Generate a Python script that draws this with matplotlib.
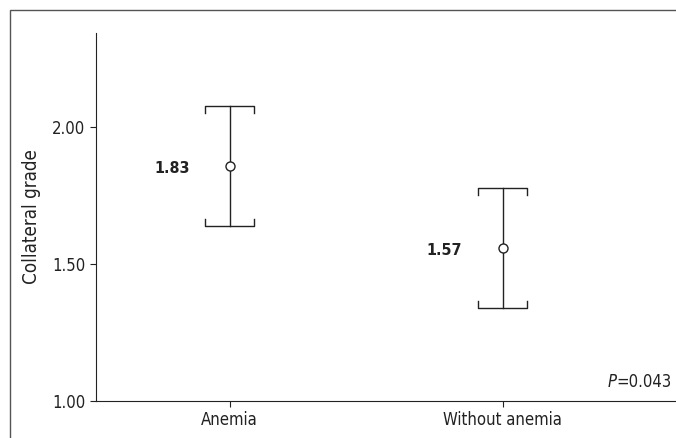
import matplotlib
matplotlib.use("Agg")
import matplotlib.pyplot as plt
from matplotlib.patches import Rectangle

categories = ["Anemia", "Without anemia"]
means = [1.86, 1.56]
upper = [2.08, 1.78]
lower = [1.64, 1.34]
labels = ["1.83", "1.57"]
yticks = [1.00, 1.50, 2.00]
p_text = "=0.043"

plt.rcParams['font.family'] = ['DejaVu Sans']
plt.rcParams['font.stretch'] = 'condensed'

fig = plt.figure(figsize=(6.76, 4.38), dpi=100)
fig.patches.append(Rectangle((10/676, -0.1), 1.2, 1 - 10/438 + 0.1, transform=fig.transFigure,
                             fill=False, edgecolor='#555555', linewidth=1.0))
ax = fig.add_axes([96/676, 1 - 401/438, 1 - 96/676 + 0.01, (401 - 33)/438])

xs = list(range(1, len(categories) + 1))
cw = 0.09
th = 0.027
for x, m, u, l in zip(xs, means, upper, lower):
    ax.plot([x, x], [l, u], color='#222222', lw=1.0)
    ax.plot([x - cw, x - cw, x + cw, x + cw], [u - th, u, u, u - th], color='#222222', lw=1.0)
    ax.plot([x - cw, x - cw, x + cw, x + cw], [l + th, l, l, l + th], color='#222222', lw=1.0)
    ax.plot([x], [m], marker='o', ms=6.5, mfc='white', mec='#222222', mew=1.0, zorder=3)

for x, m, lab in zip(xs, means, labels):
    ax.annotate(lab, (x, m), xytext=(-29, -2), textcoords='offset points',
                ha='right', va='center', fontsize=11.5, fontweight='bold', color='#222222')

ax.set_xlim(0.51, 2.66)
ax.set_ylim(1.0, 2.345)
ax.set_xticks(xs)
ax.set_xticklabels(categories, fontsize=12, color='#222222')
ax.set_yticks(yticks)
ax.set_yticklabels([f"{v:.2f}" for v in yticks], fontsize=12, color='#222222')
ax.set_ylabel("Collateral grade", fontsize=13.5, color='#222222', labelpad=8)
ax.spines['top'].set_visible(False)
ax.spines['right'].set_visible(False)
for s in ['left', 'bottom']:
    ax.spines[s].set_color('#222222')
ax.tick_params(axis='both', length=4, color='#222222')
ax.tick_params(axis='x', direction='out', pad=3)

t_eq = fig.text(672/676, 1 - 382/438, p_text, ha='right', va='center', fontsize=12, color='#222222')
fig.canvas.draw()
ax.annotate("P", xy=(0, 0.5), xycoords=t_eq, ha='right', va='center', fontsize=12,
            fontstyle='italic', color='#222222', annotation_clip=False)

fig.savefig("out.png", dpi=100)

AIM:
Leave out the pictures and restate, word for word, the lines from the top of the data through the line containing "ax = fig.add_axes([96/676, 1", both included.

WRITTEN RESPONSE:
Generate a Python script that draws this with matplotlib.
import matplotlib
matplotlib.use("Agg")
import matplotlib.pyplot as plt
from matplotlib.patches import Rectangle

categories = ["Anemia", "Without anemia"]
means = [1.86, 1.56]
upper = [2.08, 1.78]
lower = [1.64, 1.34]
labels = ["1.83", "1.57"]
yticks = [1.00, 1.50, 2.00]
p_text = "=0.043"

plt.rcParams['font.family'] = ['DejaVu Sans']
plt.rcParams['font.stretch'] = 'condensed'

fig = plt.figure(figsize=(6.76, 4.38), dpi=100)
fig.patches.append(Rectangle((10/676, -0.1), 1.2, 1 - 10/438 + 0.1, transform=fig.transFigure,
                             fill=False, edgecolor='#555555', linewidth=1.0))
ax = fig.add_axes([96/676, 1 - 401/438, 1 - 96/676 + 0.01, (401 - 33)/438])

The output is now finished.